A propósito: quem é Mandetta? é aquele que foi ministro da Saúde, graduado em ortopedia, tentou ser escritor e o número de exemplares vendidos do que esperava ser um best-seller o tornou, precocemente, um ex-escritor?]
Bolsonaro
seguiu roteiro igual ao de outras vezes em que sua família aparece em apuros,
desviando atenções com declarações bombásticas e provocativas. Dias antes, o
Ministério Publico denunciou o senador Flavio Bolsonaro como chefe de
“organização criminosa” no escândalo das “rachadinhas”. 162 mil mortes depois
da omissão imperdoável do presidente na coordenação [sic]* do combate à covid-19,
Bolsonaro disse que a morte é inelutável e que o Brasil “tem de deixar de ser
um país de maricas”.
O
presidente afirmou que não tem “tesão” pelo cargo, depois do opróbrio de
comemorar falsa derrota de um político que quer seu lugar. “Minha vida aqui é
uma desgraça, é problema o tempo todo. Não tenho paz para nada”, disse.
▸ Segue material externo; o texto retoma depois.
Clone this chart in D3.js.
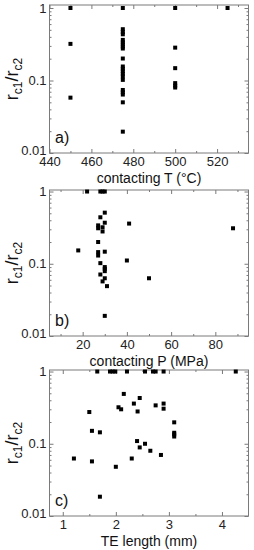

A
conduta de seu herói, Donald Trump, na pandemia, ajudou a sepultar sua ambição
de um segundo mandato. Aqui pode ocorrer o mesmo. Ou então o Congresso, pelos
feitos e malfeitos do presidente, pode dar a ele a paz que tanto diz almejar. [o Congresso ter coragem, disposição para tratar do impedimento de um presidente com ampla popularidade?]